Apart from these one man band operations, it also allows you to setup a central server in your LAN which will hold the images for all your workstations (space providing), from which you can then restore, to which you can backup, and so on. It has some options which are even more advance, and a website which is rather friendly and useful, so you might take a look there.

vikas027 08-26-2010 11:59 AM

Thanks Predrag, I am trying out Clonezilla.

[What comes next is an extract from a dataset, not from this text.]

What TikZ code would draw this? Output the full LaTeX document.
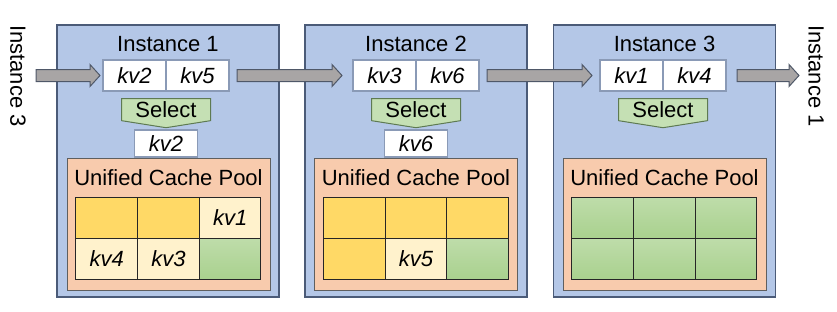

It needs DRBL (Diskless Remote Boot in Linux) to be configured but RHEL 5.4 is NOT supported by DRBL :(


[root@ser ~]# /opt/drbl/sbin/drblsrv -i
Hint! When a "yes or no" option is available, the default value is uppercase. E.g. (y/N) the default is "N", so when you press "Enter" without typing "Y or N" it will be as if you typed "N" and then "Enter". If you are not sure which option to choose just press "Enter" key.
Installing DRBL for RedHat/Fedora Linux...
This version is not supported: RH5.4
If you are sure this GNU/Linux distribution is compatible with those distributions which DRBL supports, you can try to use /opt/drbl/sbin/drblsrv-offline. For more details, check DRBL website or run "/opt/drbl/sbin/drblsrv-offline -h"
Press Ctrl-C to stop the program!!

Which distro were you using ? Any other idea ?

predrag 08-26-2010 12:30 PM

I used it with Ubuntu.

That is weird though, because the website states:

DRBL provides a diskless or systemless environment for client machines. It works on Debian, Ubuntu, Mandriva, Red Hat, Fedora, CentOS and SuSE. DRBL uses distributed hardware resources and makes it possible for clients to fully access local hardware

Perhaps if you contacted them directly?